City breaks aren't as popular (yet) as beach getaways, but the hotelier still has some way to go to turn a profit after Omicron's impact earlier in the year.
Spain’s Melia Hotels said on Wednesday its occupancy rates and revenue should recover to pre-pandemic levels in its resort hotels this year, amid a strong rebound in tourism after the lifting of most Covid-19 restrictions in Europe and America.
The Mallorca-based group expects to have better sales in 2022 than in 2019 in its resort hotels, helped by holidaymakers’ demand for roomier accommodation that boosts the average price of a stay. Meanwhile its urban destinations are forecast to bring in 13 percent less than before the pandemic.

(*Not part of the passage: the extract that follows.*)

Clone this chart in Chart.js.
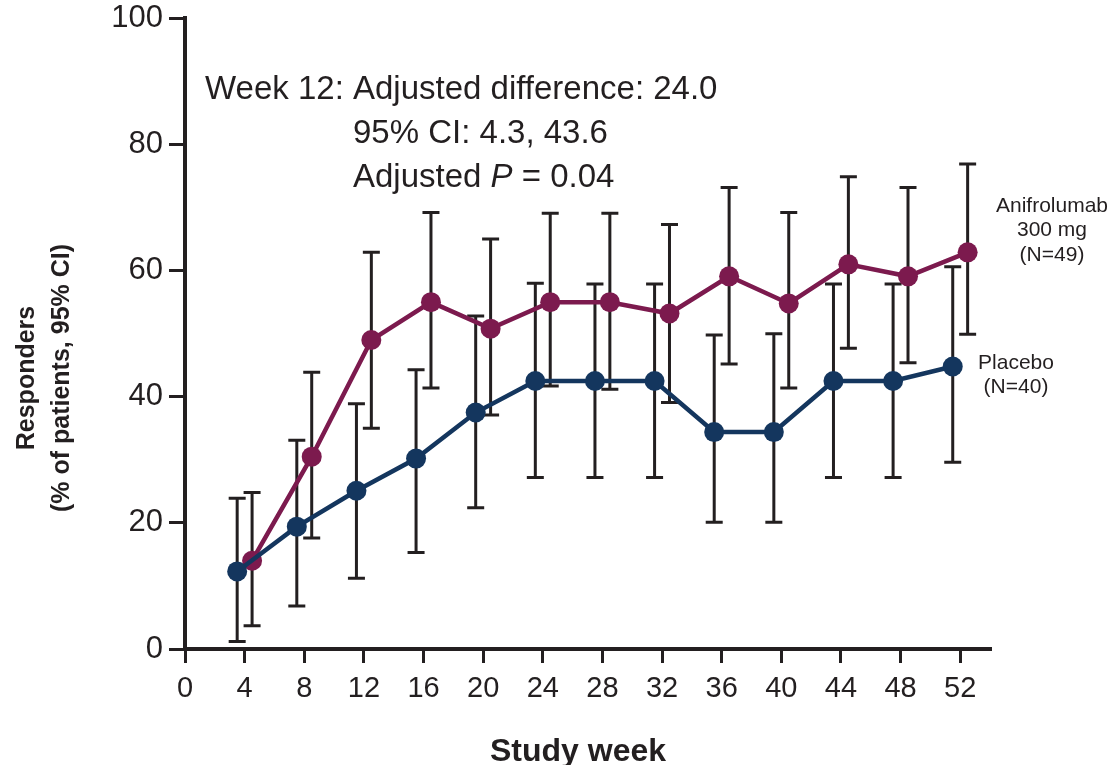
<!DOCTYPE html>
<html>
<head>
<meta charset="utf-8">
<script src="https://cdn.jsdelivr.net/npm/chart.js@4/dist/chart.umd.min.js"></script>
<style>
  html, body { margin: 0; padding: 0; background: #ffffff; }
  #wrap { position: relative; width: 1119px; height: 765px; }
</style>
</head>
<body>
<div id="wrap"><canvas id="chart" width="1119" height="765"></canvas></div>
<script>
// Study visits (weeks) and tick labels
const weeks = [4, 8, 12, 16, 20, 24, 28, 32, 36, 40, 44, 48, 52];
const xTicks = [0, 4, 8, 12, 16, 20, 24, 28, 32, 36, 40, 44, 48, 52];
const yTicks = [0, 20, 40, 60, 80, 100];

// Responders (% of patients) with 95% CI
const anifroValues = [14.0, 30.5, 49.0, 55.0, 50.8, 55.0, 55.0, 53.2, 59.1, 54.8, 61.0, 59.1, 62.9];
const anifroLower  = [3.7, 17.6, 35.0, 41.4, 37.1, 41.7, 41.2, 39.1, 45.2, 41.4, 47.7, 45.4, 49.9];
const anifroUpper  = [24.8, 43.9, 62.9, 69.2, 65.0, 69.1, 69.1, 67.3, 73.2, 69.2, 74.9, 73.2, 76.9];

const placeboValues = [12.3, 19.4, 25.1, 30.2, 37.5, 42.5, 42.5, 42.5, 34.4, 34.4, 42.5, 42.5, 44.8];
const placeboLower  = [1.2, 6.8, 11.2, 15.3, 22.4, 27.2, 27.2, 27.2, 20.1, 20.1, 27.2, 27.2, 29.6];
const placeboUpper  = [23.9, 33.1, 38.9, 44.3, 52.8, 58.0, 57.9, 57.9, 49.8, 50.0, 57.9, 57.9, 60.6];

// Horizontal dodge so the two groups' error bars don't overlap
const anifroShift = 0.5;
const placeboShift = -0.5;

const INK = '#231f20';
const PLUM = '#7c1a4e';
const NAVY = '#14365e';

function points(vals, shift) {
  return weeks.map((w, i) => ({ x: w + shift, y: vals[i] }));
}

const errorBars = {
  id: 'errorBars',
  beforeDatasetsDraw(chart) {
    const { ctx, scales: { x, y } } = chart;
    const groups = [
      { lo: placeboLower, hi: placeboUpper, shift: placeboShift },
      { lo: anifroLower, hi: anifroUpper, shift: anifroShift }
    ];
    ctx.save();
    ctx.strokeStyle = INK;
    ctx.lineWidth = 3;
    ctx.lineCap = 'butt';
    const cap = 8.5;
    groups.forEach(g => {
      weeks.forEach((w, i) => {
        const px = x.getPixelForValue(w + g.shift);
        const top = y.getPixelForValue(g.hi[i]);
        const bot = y.getPixelForValue(g.lo[i]);
        ctx.beginPath();
        ctx.moveTo(px, top); ctx.lineTo(px, bot);
        ctx.moveTo(px - cap, top); ctx.lineTo(px + cap, top);
        ctx.moveTo(px - cap, bot); ctx.lineTo(px + cap, bot);
        ctx.stroke();
      });
    });
    ctx.restore();
  }
};

const textLayer = {
  id: 'textLayer',
  afterDraw(chart) {
    const { ctx } = chart;
    ctx.save();
    ctx.fillStyle = INK;
    ctx.textBaseline = 'alphabetic';

    // Week 12 comparison annotation
    const reg = '33px "Liberation Sans", Arial, sans-serif';
    ctx.font = reg;
    ctx.textAlign = 'left';
    const x0 = 205;
    const lead = 'Week 12: ';
    ctx.fillText(lead + 'Adjusted difference: 24.0', x0, 99);
    const x1 = x0 + ctx.measureText(lead).width;
    ctx.fillText('95% CI: 4.3, 43.6', x1, 143);
    const adj = 'Adjusted ';
    ctx.fillText(adj, x1, 187);
    let cx = x1 + ctx.measureText(adj).width;
    ctx.font = 'italic 33px "Liberation Sans", Arial, sans-serif';
    ctx.fillText('P', cx, 187);
    cx += ctx.measureText('P').width;
    ctx.font = reg;
    ctx.fillText(' = 0.04', cx, 187);

    // Series labels
    ctx.textAlign = 'center';
    ctx.font = '21px "Liberation Sans", Arial, sans-serif';
    ctx.fillText('Anifrolumab', 1052, 212);
    ctx.fillText('300 mg', 1052, 236);
    ctx.fillText('(N=49)', 1052, 261);
    ctx.fillText('Placebo', 1016, 369);
    ctx.fillText('(N=40)', 1016, 393);

    // Axis titles
    ctx.font = 'bold 32px "Liberation Sans", Arial, sans-serif';
    ctx.fillText('Study week', 578, 761);

    ctx.save();
    ctx.translate(45, 378);
    ctx.rotate(-Math.PI / 2);
    ctx.font = 'bold 25px "Liberation Sans", Arial, sans-serif';
    ctx.textBaseline = 'middle';
    ctx.fillText('Responders', 0, -18);
    ctx.fillText('(% of patients, 95% CI)', 0, 17);
    ctx.restore();
    ctx.restore();
  }
};

new Chart(document.getElementById('chart'), {
  type: 'line',
  data: {
    datasets: [
      {
        label: 'Placebo (N=40)',
        data: points(placeboValues, placeboShift),
        borderColor: NAVY,
        backgroundColor: NAVY,
        borderWidth: 4.5,
        pointRadius: 10,
        pointBorderWidth: 0,
        pointBackgroundColor: NAVY,
        tension: 0
      },
      {
        label: 'Anifrolumab 300 mg (N=49)',
        data: points(anifroValues, anifroShift),
        borderColor: PLUM,
        backgroundColor: PLUM,
        borderWidth: 4.5,
        pointRadius: 10,
        pointBorderWidth: 0,
        pointBackgroundColor: PLUM,
        tension: 0
      }
    ]
  },
  options: {
    responsive: false,
    animation: false,
    layout: { padding: { left: 0, right: 129, top: 15, bottom: 0 } },
    plugins: {
      legend: { display: false },
      tooltip: { enabled: false }
    },
    scales: {
      x: {
        type: 'linear',
        min: 0,
        max: 54,
        afterBuildTicks(scale) { scale.ticks = xTicks.map(v => ({ value: v })); },
        afterFit(scale) { scale.height = 116; },
        ticks: {
          color: INK,
          padding: 9,
          maxRotation: 0,
          autoSkip: false,
          font: { family: '"Liberation Sans", Arial', size: 29 }
        },
        grid: {
          drawOnChartArea: false,
          drawTicks: true,
          tickLength: 14,
          color: INK,
          lineWidth: 3
        },
        border: { display: true, color: INK, width: 4 }
      },
      y: {
        min: 0,
        max: 100,
        afterBuildTicks(scale) { scale.ticks = yTicks.map(v => ({ value: v })); },
        afterFit(scale) { scale.width = 185; },
        ticks: {
          color: INK,
          padding: 6,
          font: { family: '"Liberation Sans", Arial', size: 31, lineHeight: 0.8 }
        },
        grid: {
          drawOnChartArea: false,
          drawTicks: true,
          tickLength: 16,
          color: INK,
          lineWidth: 3
        },
        border: { display: true, color: INK, width: 4 }
      }
    }
  },
  plugins: [errorBars, textLayer]
});
</script>
</body>
</html>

“In all sales channels we are above 2019 (at the moment…) but the evolution is more positive in holiday hotels,” the Melia’s CEO Gabriel Escarrer told a news conference.
“Spain is one of the destinations that benefits most, as clients perceive that it is a safe haven,” Escarrer said, noting that the country is far away from the Ukraine conflict.
The hotel chain group reported last week that its first-quarter revenues more than tripled to $287 million from a year ago, but still posted a loss of $62.15 million, mainly due to the impact of cancellations caused by the Omicron variant earlier in the year.
Bookings have grown by double digits week-on-week since mid-February and the Easter holiday marked the way for a better rebound, the company told Reuters.
The company recorded a global price increase of 18 percent in its room tariffs during the Easter week.
The impact of the conflict in Ukraine has not strongly affected the movement of travellers and, according to the company, will not overshadow the expected recovery from the pandemic.
Last month, tourist arrivals in Spain were at 86 percent of 2019 levels, while its islands popular with holidaymakers hosted the same number of tourists as they did before the pandemic, thanks to the return of travellers from key markets Britain and Germany, the government said on Wednesday.